The Crate has always been this writer’s favorite Creepshow segment – a monster movie in which a meek college professor (Hal Holbrook) has finally had enough of his obnoxious, overbearing wife (Adrienne Barbeau) and decides to feed her to a Yeti-like creature. Originally appearing in the July ’79 issue of Gallery, The Crate is arguably the least like an EC Comics tale, playing much more like a straight-ahead creature feature, in which the flesh-feasting beast is discovered in a chained wooden box beneath one of Horlicks University’s staircases. 

Out of the all the segments, The Crate is where Tom Savini is really allowed to run wild, as the abominable ape-beast (known as “Fluffy”) is the perfect combination of totally ridiculous and utterly terrifying, becoming the instrument of the overrun husband’s revenge. Whenever it attacks, faces are mauled and blood pools on the dark grey concrete of the lowest level’s floor, the creature making a feeding cave out of the under-lit well. It’s a marvelous creation, and one of the greatest tricks ever concocted by one of cinema’s greatest magicians. 

They're Creeping Up On You

Leave it to the final segment of this two-hour collection to really resemble the socially conscious horror Romero made his name on. Upson Pratt (E.G. Marshall) is a cruel, ruthless businessman whose mysophobia has him living in a hermetically sealed (and blindingly white) apartment, but finds himself helpless when his isolated paradise becomes overrun by a seemingly endless throng of cockroaches. No matter how much bug spray he unleashes on the crawlies, they keep coming back, as if determined to penetrate his perfect, self-made prison. 
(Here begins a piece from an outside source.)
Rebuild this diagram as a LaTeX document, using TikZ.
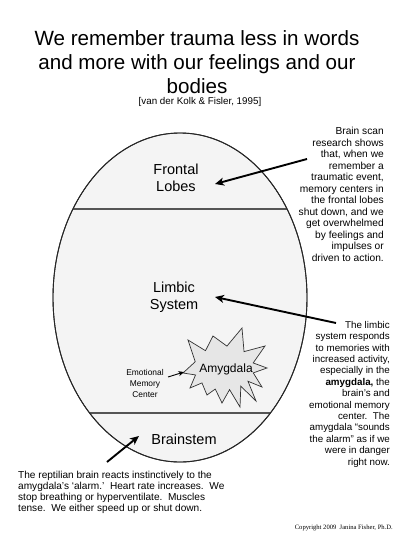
\documentclass[tikz,border=0pt]{standalone}
\usepackage{fontspec}
\setmainfont{Liberation Sans}
\newfontfamily\copyfont{Liberation Serif}
\usetikzlibrary{arrows.meta,shapes.geometric}
\definecolor{brainfill}{HTML}{F4F4F4}
\definecolor{starfill}{HTML}{E6E6E6}
\definecolor{lineclr}{HTML}{555555}
\begin{document}
\begin{tikzpicture}[x=1pt,y=-1pt,
  bigarrow/.style={line width=1.9pt,-{Stealth[length=9pt,width=8pt,inset=2.5pt]}},
  smallarrow/.style={line width=0.9pt,-{Stealth[length=5.5pt,width=5pt,inset=1.5pt]}},
  titletext/.style={font=\fontsize{20.6}{24}\selectfont, align=center, inner sep=0pt, anchor=base},
  regiontext/.style={font=\fontsize{14.5}{17}\selectfont, align=center, inner sep=0pt, anchor=base},
  notetext/.style={font=\fontsize{10.2}{11.5}\selectfont, align=right, inner sep=0pt, anchor=base east},
  notetextb/.style={font=\fontsize{9.8}{11.4}\selectfont, align=right, inner sep=0pt, anchor=base east},
  bottomtext/.style={font=\fontsize{10.1}{10.7}\selectfont, align=left, inner sep=0pt, anchor=base west},
  smalltext/.style={font=\fontsize{8.4}{10.8}\selectfont, align=center, inner sep=0pt, anchor=base},
  divider/.style={draw=lineclr, line width=1.3pt}]
\useasboundingbox (0,0) rectangle (400,533);
\fill[white] (0,0) rectangle (400,533);

% title (base anchor = baseline of last line)
\node[titletext] (title) at (197,93) {We remember trauma less in words\\and more with our feelings and our\\bodies};
\node[font=\fontsize{9.8}{12}\selectfont, inner sep=0pt, anchor=base] (cite) at (200,104) {[van der Kolk \& Fisler, 1995]};

% brain egg
\node[ellipse, draw=black!85, line width=0.9pt, fill=brainfill, minimum width=254pt, minimum height=329pt, inner sep=0pt] (brain) at (180,297.5) {};
\begin{scope}
  \clip (180,297.5) ellipse [x radius=127, y radius=164.5];
  \draw[divider] (40,209) -- (320,209);
  \draw[divider] (40,413) -- (320,413);
\end{scope}
\draw[black!85, line width=0.9pt] (180,297.5) ellipse [x radius=127, y radius=164.5];

% amygdala star
\coordinate (sc) at (224,368);
\draw[draw=black!80, line width=0.7pt, fill=starfill]
  (183,373) -- ([shift={(sc)}]-163.4:30 and 22)
  -- (188,340) -- ([shift={(sc)}]-128.1:30 and 22)
  -- (213,336) -- ([shift={(sc)}]-84.4:30 and 22)
  -- (242,328) -- ([shift={(sc)}]-48.1:30 and 22)
  -- (265,346) -- ([shift={(sc)}]-13.3:30 and 22)
  -- (267,368) -- ([shift={(sc)}]12.8:30 and 22)
  -- (262,387) -- ([shift={(sc)}]37:30 and 22)
  -- (256,401) -- ([shift={(sc)}]55.9:30 and 22)
  -- (240,407) -- ([shift={(sc)}]79.3:30 and 22)
  -- (222,403) -- ([shift={(sc)}]107:30 and 22)
  -- (207,395) -- ([shift={(sc)}]137.3:30 and 22)
  -- (190,388) -- ([shift={(sc)}]161.6:30 and 22)
  -- cycle;
\node[font=\fontsize{12}{14}\selectfont, inner sep=0pt, anchor=base] (amyg) at (226,372) {Amygdala};

% region labels
\node[regiontext] (frontal) at (176,191) {Frontal\\Lobes};
\node[regiontext] (limbic) at (174,309) {Limbic\\System};
\node[regiontext] (brainstem) at (184,444) {Brainstem};
\node[smalltext] (emc) at (145,397) {Emotional\\Memory\\Center};

% notes
\node[notetext] (note1) at (384,261) {Brain scan\\research shows\\that, when we\\remember a\\traumatic event,\\memory centers in\\the frontal lobes\\shut down, and we\\get overwhelmed\\by feelings and\\impulses or\\driven to action.};
\node[notetextb] (note2) at (390,465) {The limbic\\system responds\\to memories with\\increased activity,\\especially in the\\\textbf{amygdala,} the\\brain’s and\\emotional memory\\center.\ \ The\\amygdala “sounds\\the alarm” as if we\\were in danger\\right now.};
\node[bottomtext] (note3) at (18,511) {The reptilian brain reacts instinctively to the\\amygdala’s ‘alarm.’\ \ Heart rate increases.\ \ We\\stop breathing or hyperventilate.\ \ Muscles\\tense.\ \ We either speed up or shut down.};
\node[font=\copyfont\fontsize{6.6}{8}\selectfont, inner sep=0pt, anchor=base east] (copy) at (393,529) {Copyright 2009\ \ Janina Fisher, Ph.D.};

% arrows
\coordinate (a1s) at (307,159);
\coordinate (a1e) at (215,184);
\coordinate (a2s) at (336,323);
\coordinate (a2e) at (215,297);
\coordinate (a3s) at (107,462);
\coordinate (a3e) at (139,436);
\coordinate (a4s) at (168,377);
\coordinate (a4e) at (184,372);
\draw[bigarrow] (a1s) -- (a1e);
\draw[bigarrow] (a2s) -- (a2e);
\draw[bigarrow] (a3s) -- (a3e);
\draw[smallarrow] (a4s) -- (a4e);
\end{tikzpicture}
\end{document}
Just like his earliest zombie work, They’re Creeping Up On You is a sly commentary on race in America, as Pratt has no problem slinging racial slurs; the whiteness of his domicile standing in stark contrast to the blackness of the city below. He’s a cruel man who’s made his living off of exploiting the poor, and now his own prejudices have manifested themselves in the form of an all-consuming horde. The final moments of this ultimate segment are truly disgusting, as the man’s body is eaten from the inside by the infestation; a destructive manifestation of his own ingrained hatred and distrust of those he deems to be nothing more than vermin. 

As fun as Creepshow is, the movie Romero and King crafted is also an act of revenge, as each has recounted in interviews how the EC titles the movie is paying tribute to were frowned upon by many in mainstream society, and that the filmmakers' own parents often disallowed them from reading the books' gore-filled pages. So, when Joe Hill's scorned little boy starts sticking pins into the voodoo doll he ordered from the magazine's carnival-barker ads, causing his father to writhe and choke downstairs (all while John Harrison's piano and synth score blares), it could be interpreted as Creepshow's creators having a laugh at the expense of all those who told them that horror was nothing more than lurid trash. In reality, these colorful campfire tales were silly parables, beamed through a psychedelic prism of grimy pulp. Romero had made an entire career using his monsters to comment on the human condition, and now (with the help of King), he was poking fun at those who looked down on horror in general, simultaneously minting a classic that's yet to be matched. 

*First printed in Cavalier in May ’76.